>> start
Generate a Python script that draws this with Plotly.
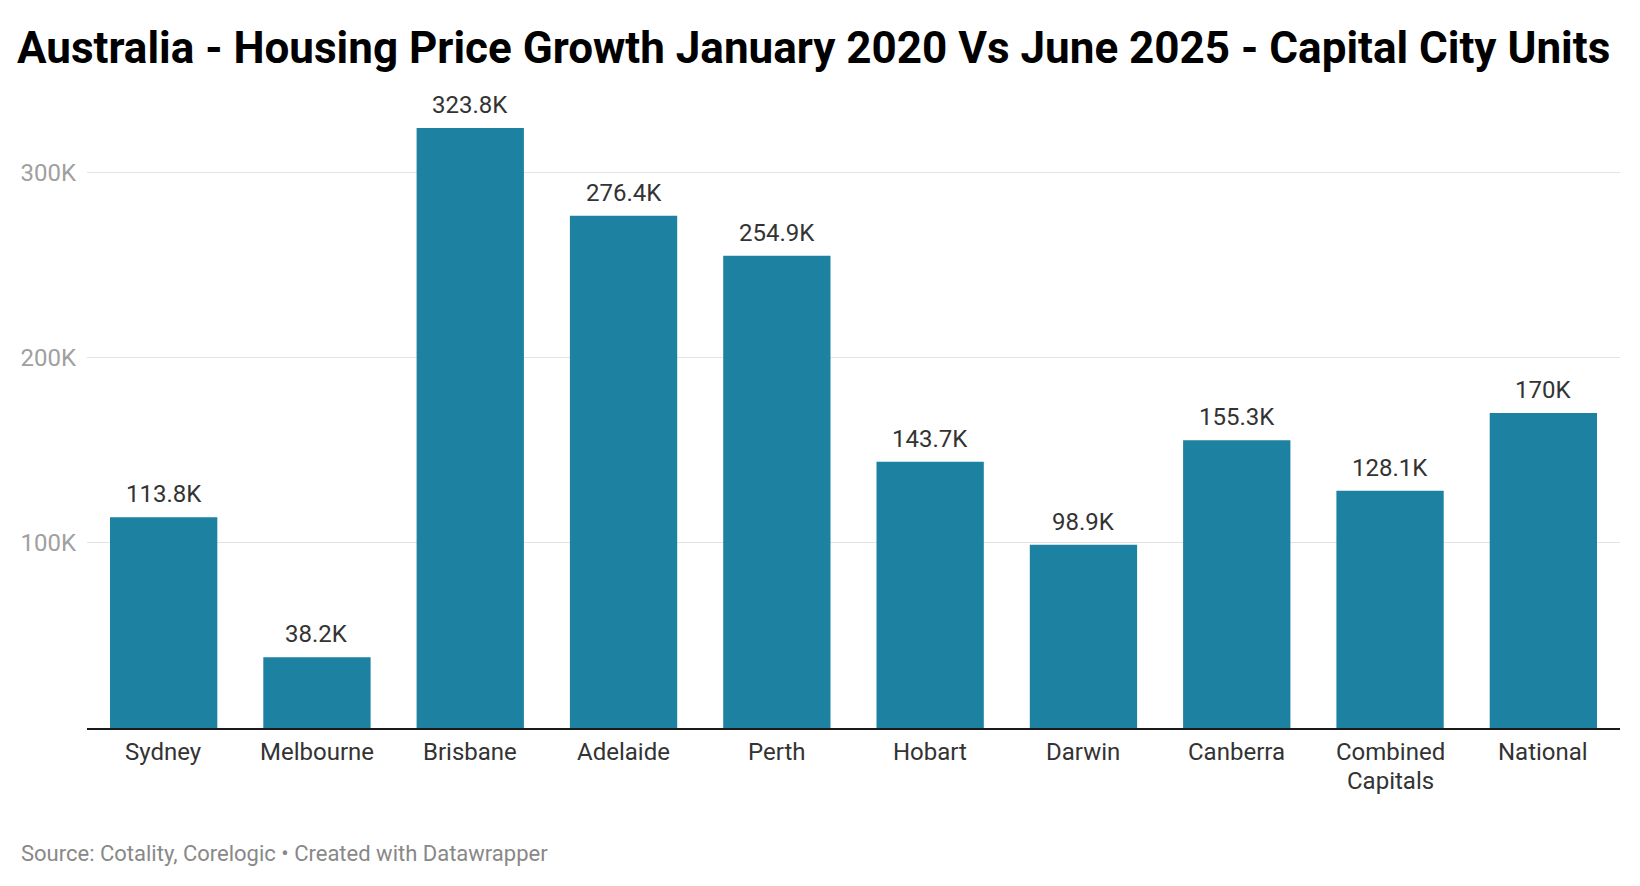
import plotly.graph_objects as go

cities = ["Sydney", "Melbourne", "Brisbane", "Adelaide", "Perth", "Hobart",
          "Darwin", "Canberra", "Combined<br>Capitals", "National"]
growth = [113800, 38200, 323800, 276400, 254900, 143700, 98900, 155300, 128100, 170000]
y_ticks = [100000, 200000, 300000]
y_tick_labels = ["100K", "200K", "300K"]

labels = [f"{v/1000:g}K" for v in growth]

W, H = 1640, 886
L, R, T, B = 87, 20, 98, 158

fig = go.Figure(go.Bar(
    x=cities, y=growth,
    marker=dict(color="#1d81a2", line=dict(width=0)),
    cliponaxis=False, hoverinfo="skip",
))

value_annotations = [
    dict(x=c, y=v, text=t, xref="x", yref="y", showarrow=False,
         xanchor="center", yanchor="bottom", yshift=7,
         font=dict(family="Roboto", size=24, color="#333333"))
    for c, v, t in zip(cities, growth, labels)
]

category_annotations = []
for c in cities:
    for i, line in enumerate(c.split("<br>")):
        category_annotations.append(dict(
            x=c, y=0, text=line, xref="x", yref="y", showarrow=False,
            xanchor="center", yanchor="middle", yshift=-(24 + i * 28.5),
            font=dict(family="Roboto", size=24, color="#333333")))

fig.update_layout(
    width=W, height=H,
    margin=dict(l=L, r=R, t=T, b=B),
    paper_bgcolor="white", plot_bgcolor="white",
    bargap=0.30, showlegend=False,
    font=dict(family="Roboto", color="#333333"),
    title=dict(
        text="<b>Australia - Housing Price Growth January 2020 Vs June 2025 - Capital City Units</b>",
        font=dict(family="Roboto", size=44, color="#000000"),
        x=17 / W, xanchor="left", xref="container",
        y=1 - 48 / H, yanchor="middle", yref="container",
    ),
    xaxis=dict(
        showline=True, linecolor="#1a1a1a", linewidth=2,
        ticks="", showgrid=False, showticklabels=False,
    ),
    yaxis=dict(
        range=[0, 340000], tickvals=y_ticks, ticktext=y_tick_labels,
        showgrid=True, gridcolor="#e3e3e3", gridwidth=1,
        zeroline=False, showline=False, ticks="",
        tickfont=dict(family="Roboto", size=24, color="#a0a0a0"),
        ticklabelstandoff=10,
    ),
    annotations=value_annotations + category_annotations + [dict(
        text="Source: Cotality, Corelogic • Created with Datawrapper",
        xref="paper", yref="paper",
        x=(19 - L) / (W - L - R), y=-(853 - (H - B)) / (H - T - B),
        xanchor="left", yanchor="middle", showarrow=False,
        font=dict(family="Roboto", size=22, color="#888888"),
    )],
)

fig.write_html("out.html", config={"displayModeBar": False},
               post_script="document.body.style.margin='0';")
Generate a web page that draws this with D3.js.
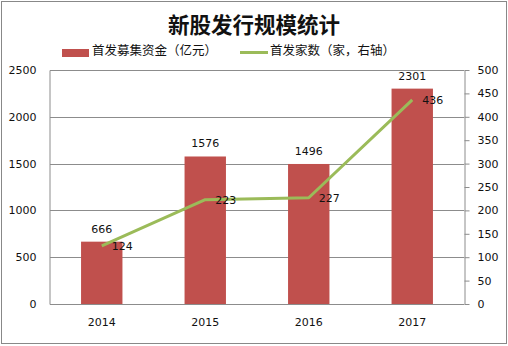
<!DOCTYPE html>
<html>
<head>
<meta charset="utf-8">
<script src="https://cdn.jsdelivr.net/npm/d3@7"></script>
<style>
  html, body { margin: 0; padding: 0; background: #fff; }
  svg { display: block; }
</style>
</head>
<body>
<svg id="chart" width="508" height="346"></svg>
<script>
// IPO scale data
const years = ["2014", "2015", "2016", "2017"];
const funds = [666, 1576, 1496, 2301];      // 首发募集资金（亿元）
const counts = [124, 223, 227, 436];        // 首发家数（家）
const leftTicks = [0, 500, 1000, 1500, 2000, 2500];
const rightTicks = [0, 50, 100, 150, 200, 250, 300, 350, 400, 450, 500];
const titleText = "新股发行规模统计";
const legendNames = ["首发募集资金（亿元）", "首发家数（家，右轴）"];

const svg = d3.select("#chart");
const barColor = "#C0504D", lineColor = "#9BBB59";
const gridColor = "#8c8c8c", textColor = "#111";
const numFont = "DejaVu Sans, Verdana, sans-serif";
const cjkFont = "Noto Sans CJK SC, sans-serif";
const fmt = d3.format("d");

// outer frame
svg.append("rect").attr("x", 1.5).attr("y", 1.5).attr("width", 505).attr("height", 342)
  .attr("fill", "#fff").attr("stroke", "#888").attr("stroke-width", 1);

const plot = { left: 50, right: 464, top: 70, bottom: 304 };

const x = d3.scaleBand().domain(years).range([plot.left, plot.right]).paddingInner(0.6).paddingOuter(0.3);
const yL = d3.scaleLinear().domain([0, 2500]).range([plot.bottom, plot.top]);
const yR = d3.scaleLinear().domain([0, 500]).range([plot.bottom, plot.top]);
const cx = d => x(d) + x.bandwidth() / 2;

// title
svg.append("text").attr("x", 254).attr("y", 33).attr("text-anchor", "middle")
  .attr("font-family", cjkFont).attr("font-weight", "bold").attr("font-size", 21.5)
  .attr("fill", "#111").text(titleText);

// legend
const lg = svg.append("g").attr("font-family", cjkFont).attr("font-size", 12.5).attr("fill", textColor);
lg.append("rect").attr("x", 62).attr("y", 49).attr("width", 27).attr("height", 8).attr("fill", barColor);
lg.append("text").attr("x", 92).attr("y", 55).text(legendNames[0]);
lg.append("line").attr("x1", 240).attr("x2", 268).attr("y1", 52.5).attr("y2", 52.5)
  .attr("stroke", lineColor).attr("stroke-width", 3);
lg.append("text").attr("x", 270).attr("y", 55).text(legendNames[1]);

// horizontal gridlines
svg.append("g").selectAll("line").data(leftTicks).join("line")
  .attr("x1", plot.left).attr("x2", plot.right)
  .attr("y1", d => Math.round(yL(d)) + 0.5).attr("y2", d => Math.round(yL(d)) + 0.5)
  .attr("stroke", gridColor).attr("stroke-width", 1);

// left axis
const axL = svg.append("g").attr("transform", `translate(${plot.left - 0.5},0)`)
  .call(d3.axisLeft(yL).tickValues(leftTicks).tickFormat(fmt).tickSize(0).tickPadding(13));
axL.select(".domain").attr("stroke", gridColor);
axL.selectAll("text").attr("font-family", numFont).attr("font-size", 11).attr("fill", textColor);

// right axis
const axR = svg.append("g").attr("transform", `translate(${plot.right + 0.5},0)`)
  .call(d3.axisRight(yR).tickValues(rightTicks).tickFormat(fmt).tickSize(5).tickSizeOuter(0).tickPadding(8));
axR.select(".domain").attr("stroke", gridColor);
axR.selectAll(".tick line").attr("stroke", gridColor);
axR.selectAll("text").attr("font-family", numFont).attr("font-size", 11).attr("fill", textColor);

// bars
svg.append("g").selectAll("rect").data(years).join("rect")
  .attr("x", d => x(d)).attr("width", x.bandwidth())
  .attr("y", (d, i) => yL(funds[i])).attr("height", (d, i) => plot.bottom - yL(funds[i]))
  .attr("fill", barColor);

// x axis labels
svg.append("g").selectAll("text").data(years).join("text")
  .attr("x", d => cx(d)).attr("y", 326).attr("text-anchor", "middle")
  .attr("font-family", numFont).attr("font-size", 11).attr("fill", textColor).text(d => d);

// bar value labels
svg.append("g").selectAll("text").data(years).join("text")
  .attr("x", d => cx(d)).attr("y", (d, i) => yL(funds[i]) - 9).attr("text-anchor", "middle")
  .attr("font-family", numFont).attr("font-size", 11).attr("fill", textColor)
  .text((d, i) => funds[i]);

// line series on right axis
const line = d3.line().x(d => cx(d[0])).y(d => yR(d[1]));
svg.append("path").datum(years.map((d, i) => [d, counts[i]]))
  .attr("d", line).attr("fill", "none").attr("stroke", lineColor)
  .attr("stroke-width", 3).attr("stroke-linejoin", "round");

// line value labels
svg.append("g").selectAll("text").data(years).join("text")
  .attr("x", d => cx(d) + 10).attr("y", (d, i) => yR(counts[i]) + 4)
  .attr("font-family", numFont).attr("font-size", 11).attr("fill", textColor)
  .text((d, i) => counts[i]);
</script>
</body>
</html>
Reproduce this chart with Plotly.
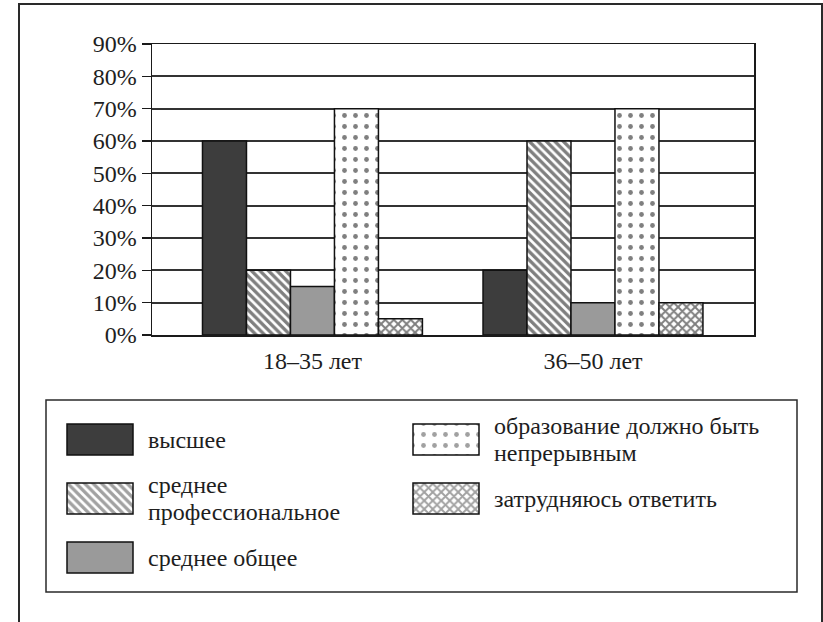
import plotly.graph_objects as go

# ---------------- data ----------------
groups = ["18–35 лет", "36–50 лет"]
series_names = [
    "высшее",
    "среднее профессиональное",
    "среднее общее",
    "образование должно быть непрерывным",
    "затрудняюсь ответить",
]
vysshee = [60, 20]
srednee_prof = [20, 60]
srednee_obshee = [15, 10]
nepreryvnoe = [70, 70]
zatrudnyayus = [5, 10]
y_tick_values = [0, 10, 20, 30, 40, 50, 60, 70, 80, 90]
y_tick_labels = [f"{v}%" for v in y_tick_values]

series_values = [vysshee, srednee_prof, srednee_obshee, nepreryvnoe, zatrudnyayus]

# ---------------- styles ----------------
W, H = 823, 622
FONT = "Liberation Serif"
TXT = "#1e1e1e"
FS_AX = 24
FS_LEG = 24
styles = [
    dict(color="#3d3d3d", pattern=dict(shape="")),
    dict(color="white", pattern=dict(shape="\\", fgcolor="#000000", bgcolor="white", size=6, solidity=0.55)),
    dict(color="#9a9a9a", pattern=dict(shape="")),
    dict(color="white", pattern=dict(shape=".", fgcolor="#000000", bgcolor="white", size=11, solidity=0.15)),
    dict(color="white", pattern=dict(shape="x", fgcolor="#000000", bgcolor="white", size=6, solidity=0.55)),
]

# plot area in pixels
PL, PR, PT, PB = 152, 754, 44, 335
x_pos = list(range(len(groups)))

fig = go.Figure()
for name, vals, st in zip(series_names, series_values, styles):
    fig.add_trace(go.Bar(
        x=x_pos, y=vals, name=name, showlegend=False,
        marker=dict(color=st["color"], pattern=st["pattern"],
                    line=dict(color="#111111", width=1.5)),
        xaxis="x", yaxis="y",
    ))

# ---------------- legend (drawn on a pixel-scaled helper axis) ----------------
col_x = [67, 413]
sw_w, sw_h = 66, 31
row_top = [424, 483, 542]
legend_layout = [(0, 0), (0, 1), (0, 2), (1, 0), (1, 1)]  # (column, row) per series
legend_lines = [
    ["высшее"],
    ["среднее", "профессиональное"],
    ["среднее общее"],
    ["образование должно быть", "непрерывным"],
    ["затрудняюсь ответить"],
]
line_gap = 27

sw_x, sw_base, sw_col, sw_shape, sw_fg, sw_size, sw_sol = [], [], [], [], [], [], []
for (c, r), st in zip(legend_layout, styles):
    sw_x.append(col_x[c] + sw_w / 2)
    sw_base.append(row_top[r])
    sw_col.append(st["color"])
    p = st["pattern"]
    sw_shape.append(p.get("shape", ""))
    sw_fg.append(p.get("fgcolor", "#111111"))
    sw_size.append(p.get("size", 8))
    sw_sol.append(p.get("solidity", 0.3))

fig.add_trace(go.Bar(
    x=sw_x, y=[sw_h] * len(sw_x), base=sw_base, width=sw_w, offset=-sw_w / 2,
    marker=dict(color=sw_col,
                pattern=dict(shape=sw_shape, fgcolor=sw_fg, bgcolor="white",
                             size=sw_size, solidity=sw_sol),
                line=dict(color="#111111", width=1.5)),
    xaxis="x2", yaxis="y2", showlegend=False, hoverinfo="skip",
))

annotations = []
for (c, r), lines in zip(legend_layout, legend_lines):
    cy = row_top[r] + sw_h / 2
    n = len(lines)
    for i, ln in enumerate(lines):
        y = cy + (i - (n - 1) / 2) * line_gap
        annotations.append(dict(
            x=col_x[c] + sw_w + 14, y=y, xref="x2", yref="y2", text=ln,
            showarrow=False, xanchor="left", yanchor="middle", borderpad=0,
            font=dict(family=FONT, size=FS_LEG, color=TXT),
        ))

shapes = [
    # outer frame
    dict(type="rect", xref="x2", yref="y2", x0=19, x1=822, y0=4, y1=640,
         line=dict(color="#2a2a2a", width=2), fillcolor="rgba(0,0,0,0)", layer="below"),
    # legend box
    dict(type="rect", xref="x2", yref="y2", x0=46, x1=797, y0=400, y1=592,
         line=dict(color="#2a2a2a", width=1.5), fillcolor="rgba(0,0,0,0)", layer="below"),
]

fig.update_layout(
    width=W, height=H,
    margin=dict(l=0, r=0, t=0, b=0),
    paper_bgcolor="white", plot_bgcolor="rgba(0,0,0,0)",
    barmode="group", bargap=0.216, bargroupgap=0,
    showlegend=False,
    font=dict(family=FONT, size=FS_AX, color=TXT),
    xaxis=dict(
        domain=[PL / W, PR / W], range=[-0.572, 1.574], anchor="y",
        tickmode="array", tickvals=x_pos, ticktext=groups,
        ticks="", showgrid=False, zeroline=False, ticklabelstandoff=4,
        showline=True, linecolor="#1a1a1a", linewidth=1.5, mirror=True,
        tickfont=dict(family=FONT, size=FS_AX, color=TXT), automargin=False,
        fixedrange=True,
    ),
    yaxis=dict(
        domain=[(H - PB) / H, (H - PT) / H], range=[0, 90], anchor="x",
        tickmode="array", tickvals=y_tick_values, ticktext=y_tick_labels,
        ticks="outside", ticklen=9, tickwidth=1.5, tickcolor="#1a1a1a",
        showgrid=True, gridcolor="#333333", gridwidth=2, zeroline=False,
        showline=True, linecolor="#1a1a1a", linewidth=1.5, mirror=True,
        tickfont=dict(family=FONT, size=FS_AX, color=TXT), automargin=False,
        fixedrange=True,
    ),
    xaxis2=dict(domain=[0, 1], range=[0, W], anchor="y2", visible=False, fixedrange=True),
    yaxis2=dict(domain=[0, 1], range=[H, 0], anchor="x2", visible=False, fixedrange=True),
    shapes=shapes,
    annotations=annotations,
)

fig.write_html(
    "out.html",
    config={"displayModeBar": False, "staticPlot": True},
    post_script="document.body.style.margin='0';document.body.style.overflow='hidden';",
)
>> end
● TASK GOAL
Look through the entries and return every line where "chart" appears.

● RESULT OF THE EXERCISE
<svg id="chart" width="508" height="346"></svg>
const svg = d3.select("#chart");
Reproduce this chart with Plotly.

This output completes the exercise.